YOUR OBJECTIVE -> Write out the entire listing below exactly as it appears, minus any pictures.
'''
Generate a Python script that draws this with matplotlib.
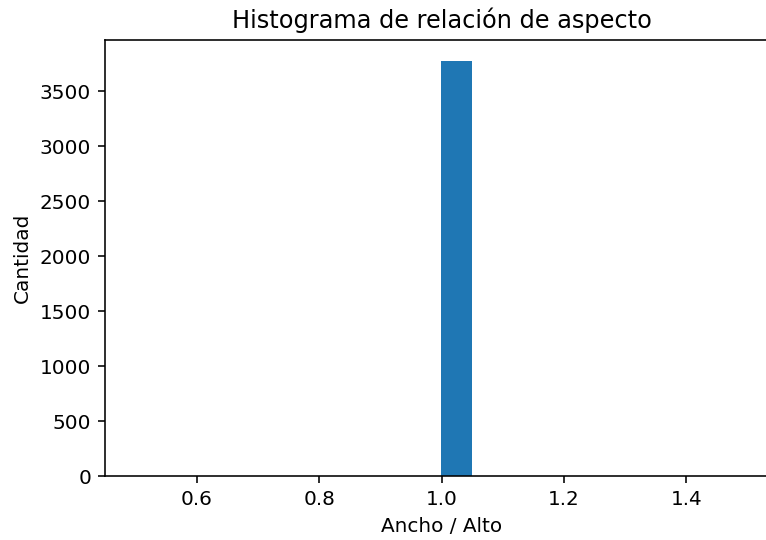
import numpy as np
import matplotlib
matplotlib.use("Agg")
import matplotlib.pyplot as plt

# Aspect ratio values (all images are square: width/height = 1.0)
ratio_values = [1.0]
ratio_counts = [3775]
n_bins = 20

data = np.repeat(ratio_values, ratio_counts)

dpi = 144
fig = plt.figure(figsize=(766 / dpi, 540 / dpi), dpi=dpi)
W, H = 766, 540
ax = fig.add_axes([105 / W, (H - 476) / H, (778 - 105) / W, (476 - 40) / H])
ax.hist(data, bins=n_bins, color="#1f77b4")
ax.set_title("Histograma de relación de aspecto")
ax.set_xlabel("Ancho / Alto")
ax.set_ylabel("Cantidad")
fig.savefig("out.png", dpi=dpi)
'''
SOLUTION TO THE PROBLEM ->
Generate a Python script that draws this with matplotlib.
import numpy as np
import matplotlib
matplotlib.use("Agg")
import matplotlib.pyplot as plt

# Aspect ratio values (all images are square: width/height = 1.0)
ratio_values = [1.0]
ratio_counts = [3775]
n_bins = 20

data = np.repeat(ratio_values, ratio_counts)

dpi = 144
fig = plt.figure(figsize=(766 / dpi, 540 / dpi), dpi=dpi)
W, H = 766, 540
ax = fig.add_axes([105 / W, (H - 476) / H, (778 - 105) / W, (476 - 40) / H])
ax.hist(data, bins=n_bins, color="#1f77b4")
ax.set_title("Histograma de relación de aspecto")
ax.set_xlabel("Ancho / Alto")
ax.set_ylabel("Cantidad")
fig.savefig("out.png", dpi=dpi)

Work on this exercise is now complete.